STATED TASK: Extract all lines that hold "Write" from the records below.

RECORDS FOR THE EXERCISE:
Start

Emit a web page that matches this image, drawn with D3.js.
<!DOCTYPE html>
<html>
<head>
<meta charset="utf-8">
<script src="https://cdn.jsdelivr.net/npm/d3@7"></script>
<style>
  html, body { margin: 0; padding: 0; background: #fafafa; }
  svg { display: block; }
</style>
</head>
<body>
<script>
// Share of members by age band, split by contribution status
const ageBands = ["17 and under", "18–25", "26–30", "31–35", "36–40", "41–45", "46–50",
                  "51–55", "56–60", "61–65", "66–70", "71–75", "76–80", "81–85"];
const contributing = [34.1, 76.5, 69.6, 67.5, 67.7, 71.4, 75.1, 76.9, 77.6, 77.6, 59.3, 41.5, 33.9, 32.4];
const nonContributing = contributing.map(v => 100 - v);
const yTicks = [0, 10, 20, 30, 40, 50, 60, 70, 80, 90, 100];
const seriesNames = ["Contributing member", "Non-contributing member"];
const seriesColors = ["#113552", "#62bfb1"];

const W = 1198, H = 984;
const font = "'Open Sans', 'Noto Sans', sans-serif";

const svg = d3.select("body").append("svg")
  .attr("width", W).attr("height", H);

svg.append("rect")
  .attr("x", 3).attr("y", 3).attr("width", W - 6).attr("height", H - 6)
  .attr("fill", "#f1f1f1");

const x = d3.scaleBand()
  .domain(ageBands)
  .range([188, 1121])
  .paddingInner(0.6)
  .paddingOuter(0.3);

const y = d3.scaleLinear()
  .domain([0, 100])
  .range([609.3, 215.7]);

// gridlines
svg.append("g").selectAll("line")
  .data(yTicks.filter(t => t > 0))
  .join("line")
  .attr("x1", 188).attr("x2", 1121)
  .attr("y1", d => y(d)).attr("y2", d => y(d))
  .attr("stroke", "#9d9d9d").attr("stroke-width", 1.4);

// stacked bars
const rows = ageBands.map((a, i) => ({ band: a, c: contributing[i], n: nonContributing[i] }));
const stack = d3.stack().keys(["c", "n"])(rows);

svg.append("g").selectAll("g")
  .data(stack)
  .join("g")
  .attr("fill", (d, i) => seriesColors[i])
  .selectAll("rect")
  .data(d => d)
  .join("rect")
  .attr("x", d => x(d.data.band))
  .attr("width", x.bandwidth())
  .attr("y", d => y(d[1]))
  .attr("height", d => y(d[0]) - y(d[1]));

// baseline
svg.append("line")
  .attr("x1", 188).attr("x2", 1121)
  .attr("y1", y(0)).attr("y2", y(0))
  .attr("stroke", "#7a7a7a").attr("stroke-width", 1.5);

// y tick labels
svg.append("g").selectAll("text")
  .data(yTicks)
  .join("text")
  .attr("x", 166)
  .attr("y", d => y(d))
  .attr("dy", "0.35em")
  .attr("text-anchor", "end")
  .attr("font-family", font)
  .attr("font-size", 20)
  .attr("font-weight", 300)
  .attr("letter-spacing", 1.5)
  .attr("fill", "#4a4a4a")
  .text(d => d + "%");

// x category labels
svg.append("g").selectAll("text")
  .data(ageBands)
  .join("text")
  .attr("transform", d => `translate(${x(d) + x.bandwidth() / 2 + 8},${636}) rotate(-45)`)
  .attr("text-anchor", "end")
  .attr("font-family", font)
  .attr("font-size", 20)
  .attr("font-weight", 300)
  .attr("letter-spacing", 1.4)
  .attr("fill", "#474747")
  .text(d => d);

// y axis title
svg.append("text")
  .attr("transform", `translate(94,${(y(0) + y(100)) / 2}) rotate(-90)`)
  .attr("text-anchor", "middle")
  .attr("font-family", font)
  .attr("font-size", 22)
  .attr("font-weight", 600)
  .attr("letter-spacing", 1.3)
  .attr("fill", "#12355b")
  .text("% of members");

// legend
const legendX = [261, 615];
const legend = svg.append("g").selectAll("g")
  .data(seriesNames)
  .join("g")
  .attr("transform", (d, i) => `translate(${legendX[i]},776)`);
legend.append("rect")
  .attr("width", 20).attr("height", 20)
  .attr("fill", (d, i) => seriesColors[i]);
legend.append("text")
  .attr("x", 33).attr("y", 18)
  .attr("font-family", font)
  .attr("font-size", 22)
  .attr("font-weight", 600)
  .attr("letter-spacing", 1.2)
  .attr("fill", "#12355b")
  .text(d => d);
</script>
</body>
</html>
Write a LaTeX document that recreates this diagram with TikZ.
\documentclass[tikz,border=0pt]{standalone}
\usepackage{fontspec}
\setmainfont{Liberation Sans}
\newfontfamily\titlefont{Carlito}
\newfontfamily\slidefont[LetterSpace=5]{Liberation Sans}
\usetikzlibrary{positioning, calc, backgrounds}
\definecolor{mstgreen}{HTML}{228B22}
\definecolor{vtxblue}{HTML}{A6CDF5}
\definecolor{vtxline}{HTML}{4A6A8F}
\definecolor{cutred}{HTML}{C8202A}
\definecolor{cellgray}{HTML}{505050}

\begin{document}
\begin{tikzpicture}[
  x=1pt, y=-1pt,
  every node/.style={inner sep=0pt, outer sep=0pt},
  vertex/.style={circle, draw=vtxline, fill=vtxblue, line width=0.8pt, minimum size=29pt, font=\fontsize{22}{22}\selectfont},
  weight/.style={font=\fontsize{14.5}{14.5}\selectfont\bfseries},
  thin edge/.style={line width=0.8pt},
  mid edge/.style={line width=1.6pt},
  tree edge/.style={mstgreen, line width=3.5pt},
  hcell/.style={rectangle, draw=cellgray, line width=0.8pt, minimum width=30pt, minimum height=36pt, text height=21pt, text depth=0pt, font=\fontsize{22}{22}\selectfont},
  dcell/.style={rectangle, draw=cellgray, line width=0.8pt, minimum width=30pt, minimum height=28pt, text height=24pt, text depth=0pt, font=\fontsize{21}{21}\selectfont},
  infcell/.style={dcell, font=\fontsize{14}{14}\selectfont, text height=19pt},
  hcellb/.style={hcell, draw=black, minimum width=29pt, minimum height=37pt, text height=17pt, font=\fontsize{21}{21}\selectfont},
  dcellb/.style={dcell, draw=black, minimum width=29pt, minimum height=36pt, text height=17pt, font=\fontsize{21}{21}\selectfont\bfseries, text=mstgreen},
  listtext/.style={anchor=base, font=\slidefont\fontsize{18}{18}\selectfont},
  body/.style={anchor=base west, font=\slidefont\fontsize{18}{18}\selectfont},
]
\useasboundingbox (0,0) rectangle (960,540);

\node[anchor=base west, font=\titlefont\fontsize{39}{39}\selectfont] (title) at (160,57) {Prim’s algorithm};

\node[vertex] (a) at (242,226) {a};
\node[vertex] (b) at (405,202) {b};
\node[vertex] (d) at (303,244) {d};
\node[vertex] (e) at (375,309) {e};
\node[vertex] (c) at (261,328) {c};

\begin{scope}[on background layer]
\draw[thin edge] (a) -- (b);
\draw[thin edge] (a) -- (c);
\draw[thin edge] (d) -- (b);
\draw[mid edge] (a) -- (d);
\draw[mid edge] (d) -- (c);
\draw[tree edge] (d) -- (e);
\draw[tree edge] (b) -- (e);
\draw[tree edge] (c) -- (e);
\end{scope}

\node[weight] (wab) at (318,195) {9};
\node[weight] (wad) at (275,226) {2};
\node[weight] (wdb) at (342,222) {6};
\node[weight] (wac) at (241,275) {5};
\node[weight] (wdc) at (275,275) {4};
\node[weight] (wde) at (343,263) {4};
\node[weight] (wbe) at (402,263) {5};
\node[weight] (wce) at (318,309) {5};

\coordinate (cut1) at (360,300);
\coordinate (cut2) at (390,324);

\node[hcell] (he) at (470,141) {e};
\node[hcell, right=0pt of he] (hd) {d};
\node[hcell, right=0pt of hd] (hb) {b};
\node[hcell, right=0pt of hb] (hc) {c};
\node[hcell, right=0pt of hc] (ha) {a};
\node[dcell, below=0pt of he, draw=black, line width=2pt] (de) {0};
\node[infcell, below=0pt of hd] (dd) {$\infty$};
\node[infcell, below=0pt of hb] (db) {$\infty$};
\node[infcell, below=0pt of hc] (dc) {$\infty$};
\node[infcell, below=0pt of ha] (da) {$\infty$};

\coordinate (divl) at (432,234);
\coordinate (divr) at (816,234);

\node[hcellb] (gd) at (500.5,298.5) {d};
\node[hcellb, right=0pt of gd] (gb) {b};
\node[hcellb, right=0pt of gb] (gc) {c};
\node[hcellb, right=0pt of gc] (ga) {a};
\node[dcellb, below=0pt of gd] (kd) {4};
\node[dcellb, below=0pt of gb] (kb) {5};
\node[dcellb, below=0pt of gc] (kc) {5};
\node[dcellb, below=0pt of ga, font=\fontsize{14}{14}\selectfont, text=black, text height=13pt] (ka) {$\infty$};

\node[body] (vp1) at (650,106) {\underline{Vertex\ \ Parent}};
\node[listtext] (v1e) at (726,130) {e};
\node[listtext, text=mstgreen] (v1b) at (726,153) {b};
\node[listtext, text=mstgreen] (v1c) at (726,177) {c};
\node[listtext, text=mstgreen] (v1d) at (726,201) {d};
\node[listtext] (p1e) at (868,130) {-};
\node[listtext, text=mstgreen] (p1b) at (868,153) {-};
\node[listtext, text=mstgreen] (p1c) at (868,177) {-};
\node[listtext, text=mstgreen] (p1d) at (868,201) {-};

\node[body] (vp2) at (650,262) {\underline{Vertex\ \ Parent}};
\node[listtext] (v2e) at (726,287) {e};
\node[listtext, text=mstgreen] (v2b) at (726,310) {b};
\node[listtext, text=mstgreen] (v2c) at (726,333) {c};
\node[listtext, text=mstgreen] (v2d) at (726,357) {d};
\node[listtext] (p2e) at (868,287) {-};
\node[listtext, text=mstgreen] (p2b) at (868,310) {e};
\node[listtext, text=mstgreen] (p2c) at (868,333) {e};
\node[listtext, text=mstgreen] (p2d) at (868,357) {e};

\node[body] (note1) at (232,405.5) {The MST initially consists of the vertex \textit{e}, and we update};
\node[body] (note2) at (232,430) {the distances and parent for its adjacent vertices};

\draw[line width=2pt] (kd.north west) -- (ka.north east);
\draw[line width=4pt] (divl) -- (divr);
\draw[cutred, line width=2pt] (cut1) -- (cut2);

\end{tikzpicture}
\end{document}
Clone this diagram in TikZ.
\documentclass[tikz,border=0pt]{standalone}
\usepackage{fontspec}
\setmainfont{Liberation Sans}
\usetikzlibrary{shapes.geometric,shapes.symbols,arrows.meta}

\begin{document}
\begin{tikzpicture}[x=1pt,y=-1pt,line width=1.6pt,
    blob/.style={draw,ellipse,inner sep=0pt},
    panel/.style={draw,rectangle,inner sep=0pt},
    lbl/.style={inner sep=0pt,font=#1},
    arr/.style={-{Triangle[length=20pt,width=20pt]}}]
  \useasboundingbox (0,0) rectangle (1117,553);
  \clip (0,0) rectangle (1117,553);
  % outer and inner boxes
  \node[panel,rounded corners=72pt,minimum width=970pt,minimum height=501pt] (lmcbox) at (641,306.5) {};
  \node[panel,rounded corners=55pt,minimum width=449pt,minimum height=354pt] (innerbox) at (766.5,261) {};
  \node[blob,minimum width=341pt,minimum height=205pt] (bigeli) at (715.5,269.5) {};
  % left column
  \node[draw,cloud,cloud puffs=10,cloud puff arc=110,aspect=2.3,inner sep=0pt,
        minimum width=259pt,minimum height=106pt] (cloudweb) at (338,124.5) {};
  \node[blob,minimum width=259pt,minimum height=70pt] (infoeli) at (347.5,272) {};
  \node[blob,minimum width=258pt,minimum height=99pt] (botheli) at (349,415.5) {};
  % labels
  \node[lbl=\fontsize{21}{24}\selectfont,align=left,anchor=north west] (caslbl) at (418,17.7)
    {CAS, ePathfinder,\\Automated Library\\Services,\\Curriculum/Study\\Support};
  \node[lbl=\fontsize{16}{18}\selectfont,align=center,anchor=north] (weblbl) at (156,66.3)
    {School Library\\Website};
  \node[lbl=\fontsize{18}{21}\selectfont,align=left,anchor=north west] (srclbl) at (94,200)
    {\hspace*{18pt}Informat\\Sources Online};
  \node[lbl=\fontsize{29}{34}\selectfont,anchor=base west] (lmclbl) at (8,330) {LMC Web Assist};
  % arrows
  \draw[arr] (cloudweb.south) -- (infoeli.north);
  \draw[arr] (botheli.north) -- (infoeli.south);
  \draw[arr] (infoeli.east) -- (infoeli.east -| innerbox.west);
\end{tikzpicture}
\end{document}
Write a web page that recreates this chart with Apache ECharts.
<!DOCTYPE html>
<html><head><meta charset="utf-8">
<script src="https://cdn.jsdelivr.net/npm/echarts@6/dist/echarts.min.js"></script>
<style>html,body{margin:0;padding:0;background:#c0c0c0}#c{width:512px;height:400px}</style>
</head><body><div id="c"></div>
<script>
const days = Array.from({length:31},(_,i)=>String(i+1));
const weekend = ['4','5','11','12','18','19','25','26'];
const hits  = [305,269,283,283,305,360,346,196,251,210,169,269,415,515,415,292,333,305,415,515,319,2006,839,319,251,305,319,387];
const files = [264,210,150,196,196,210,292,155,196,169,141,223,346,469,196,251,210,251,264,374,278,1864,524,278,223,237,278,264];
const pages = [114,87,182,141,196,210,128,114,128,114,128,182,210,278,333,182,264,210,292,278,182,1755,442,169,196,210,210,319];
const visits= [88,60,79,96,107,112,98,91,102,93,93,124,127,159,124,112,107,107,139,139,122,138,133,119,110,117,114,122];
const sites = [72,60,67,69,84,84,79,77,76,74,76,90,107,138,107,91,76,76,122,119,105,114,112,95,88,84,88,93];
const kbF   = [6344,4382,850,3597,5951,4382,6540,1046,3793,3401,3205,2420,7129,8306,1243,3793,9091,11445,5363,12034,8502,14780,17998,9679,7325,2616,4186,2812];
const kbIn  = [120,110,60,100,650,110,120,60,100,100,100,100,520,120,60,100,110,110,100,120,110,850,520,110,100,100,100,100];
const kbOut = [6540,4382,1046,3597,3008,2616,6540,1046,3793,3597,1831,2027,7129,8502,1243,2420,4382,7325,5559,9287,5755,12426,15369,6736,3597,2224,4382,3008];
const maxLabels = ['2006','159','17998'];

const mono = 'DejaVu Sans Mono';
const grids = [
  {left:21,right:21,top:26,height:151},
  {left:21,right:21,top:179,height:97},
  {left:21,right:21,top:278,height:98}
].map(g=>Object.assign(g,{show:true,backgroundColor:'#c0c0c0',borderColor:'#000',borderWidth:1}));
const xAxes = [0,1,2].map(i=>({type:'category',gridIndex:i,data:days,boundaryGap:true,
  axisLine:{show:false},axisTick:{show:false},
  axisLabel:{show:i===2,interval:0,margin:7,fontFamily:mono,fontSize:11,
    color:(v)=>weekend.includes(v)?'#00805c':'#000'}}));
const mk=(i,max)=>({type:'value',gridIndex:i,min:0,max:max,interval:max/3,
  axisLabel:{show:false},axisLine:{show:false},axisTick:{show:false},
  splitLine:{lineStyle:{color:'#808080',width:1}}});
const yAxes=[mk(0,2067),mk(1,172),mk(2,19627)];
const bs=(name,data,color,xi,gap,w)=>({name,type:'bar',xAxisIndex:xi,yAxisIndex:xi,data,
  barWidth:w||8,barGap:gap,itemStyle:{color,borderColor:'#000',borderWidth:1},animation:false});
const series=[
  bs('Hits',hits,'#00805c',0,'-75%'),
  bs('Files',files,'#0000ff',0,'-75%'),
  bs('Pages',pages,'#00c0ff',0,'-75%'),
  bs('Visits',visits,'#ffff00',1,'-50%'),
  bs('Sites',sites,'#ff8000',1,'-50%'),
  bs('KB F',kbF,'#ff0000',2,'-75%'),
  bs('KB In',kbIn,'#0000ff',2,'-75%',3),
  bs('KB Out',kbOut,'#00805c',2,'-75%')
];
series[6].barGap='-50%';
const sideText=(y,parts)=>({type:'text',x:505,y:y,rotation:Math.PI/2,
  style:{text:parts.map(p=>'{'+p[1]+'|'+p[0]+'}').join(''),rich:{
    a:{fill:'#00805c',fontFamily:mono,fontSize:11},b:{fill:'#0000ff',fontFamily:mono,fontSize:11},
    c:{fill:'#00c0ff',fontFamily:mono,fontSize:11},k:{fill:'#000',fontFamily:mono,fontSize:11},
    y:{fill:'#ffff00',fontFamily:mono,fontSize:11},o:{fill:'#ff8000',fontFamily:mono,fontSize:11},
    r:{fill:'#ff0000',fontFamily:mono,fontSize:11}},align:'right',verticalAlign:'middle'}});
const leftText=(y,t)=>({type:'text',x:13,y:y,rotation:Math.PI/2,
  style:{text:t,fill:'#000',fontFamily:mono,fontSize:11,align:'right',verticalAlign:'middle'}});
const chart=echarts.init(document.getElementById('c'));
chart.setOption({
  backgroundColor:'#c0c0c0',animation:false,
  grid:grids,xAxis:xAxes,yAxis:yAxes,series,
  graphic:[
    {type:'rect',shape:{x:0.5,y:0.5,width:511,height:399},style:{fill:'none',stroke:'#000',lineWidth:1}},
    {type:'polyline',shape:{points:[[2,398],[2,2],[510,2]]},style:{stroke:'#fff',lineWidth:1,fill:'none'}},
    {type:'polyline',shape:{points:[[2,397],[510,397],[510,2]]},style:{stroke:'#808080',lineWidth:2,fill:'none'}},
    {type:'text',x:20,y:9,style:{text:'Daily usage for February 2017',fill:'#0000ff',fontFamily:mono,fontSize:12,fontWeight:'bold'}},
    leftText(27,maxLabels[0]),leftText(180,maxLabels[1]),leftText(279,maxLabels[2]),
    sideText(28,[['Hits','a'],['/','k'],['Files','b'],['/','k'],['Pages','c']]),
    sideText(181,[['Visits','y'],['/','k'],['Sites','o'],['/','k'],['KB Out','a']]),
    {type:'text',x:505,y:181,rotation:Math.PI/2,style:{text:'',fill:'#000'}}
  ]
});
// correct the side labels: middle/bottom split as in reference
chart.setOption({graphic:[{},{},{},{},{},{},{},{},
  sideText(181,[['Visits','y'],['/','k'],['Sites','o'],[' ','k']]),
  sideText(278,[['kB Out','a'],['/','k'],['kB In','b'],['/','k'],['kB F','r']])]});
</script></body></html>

End

WRITTEN SOLUTION:
Write a LaTeX document that recreates this diagram with TikZ.
Write a web page that recreates this chart with Apache ECharts.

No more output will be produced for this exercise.